The term "yuon" is an ancient/traditional word in the Khmer language and a legitimate part of Khmer linguistic heritage. Khmers such as Mr. Sam Rainsy should be given the freedom to speak the language of our forefathers without being subject to defamatory accusations that fly in the face of all his many noble efforts. Academics such as David Roberts who incorrectly associate the word with racism should refrain from their imprudent judgmentalism.

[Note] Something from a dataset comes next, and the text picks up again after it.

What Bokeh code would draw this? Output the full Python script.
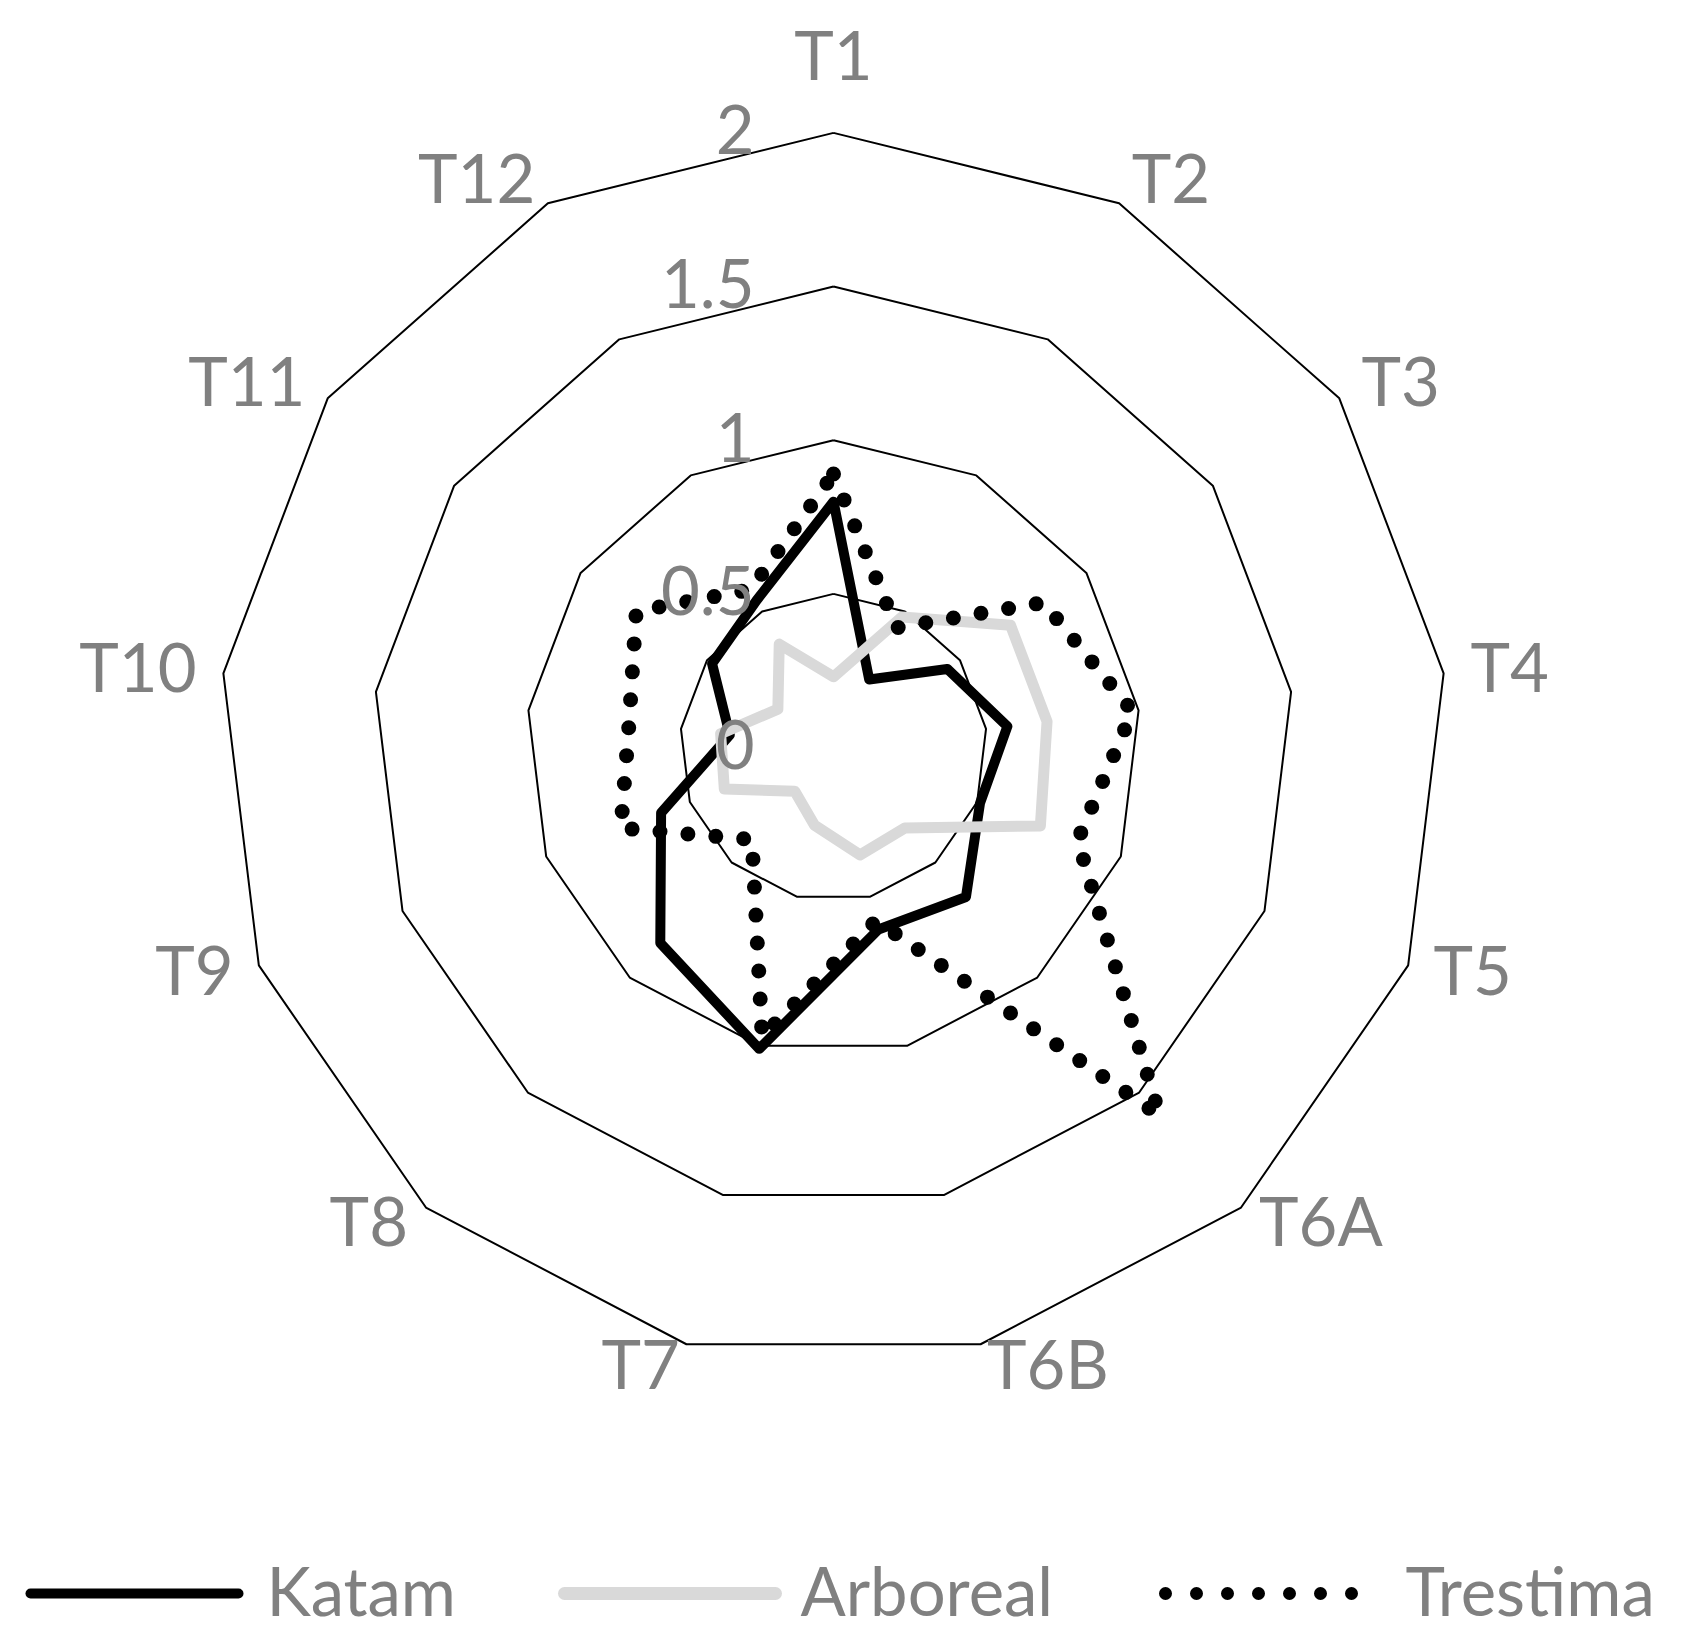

Cambodian coverage deserved critical review
Since when has The Washington Times been an uncritical mouthpiece for corrupt manipulators more commonly known for being virulently racist? I refer to the propaganda uncritically represented from Cambodian opposition leader Sam Rainsy ("Bleak era seen facing a 'lawless' Cambodia," World, Tuesday). Mr. Rainsy carefully made comparisons with Afghanistan and international terrorism in an effort to attract U.S. attention, and he got it. No other sources were checked, his comments were not reviewed in light of established academic criticism of his past behavior, and Sen. John McCain's reputation was tarnished by his being associated with Mr. Rainsy. Mr. Rainsy is not a democrat. Rather, he is a disappointed authoritarian in the Cambodian tradition. He refers to his Vietnamese neighbors as "yuon," meaning savages, and he deliberately sets out to mislead anyone who will give him airtime, as I have witnessed and recorded. I have given short shrift to this individual in my scholarly monograph on Cambodian politics. In short, Times reporters should be more cautious when in the presence of racist manipulators who have little or no interest in their country, but who use public international sympathies for the United States at this time of mourning to further their own causes.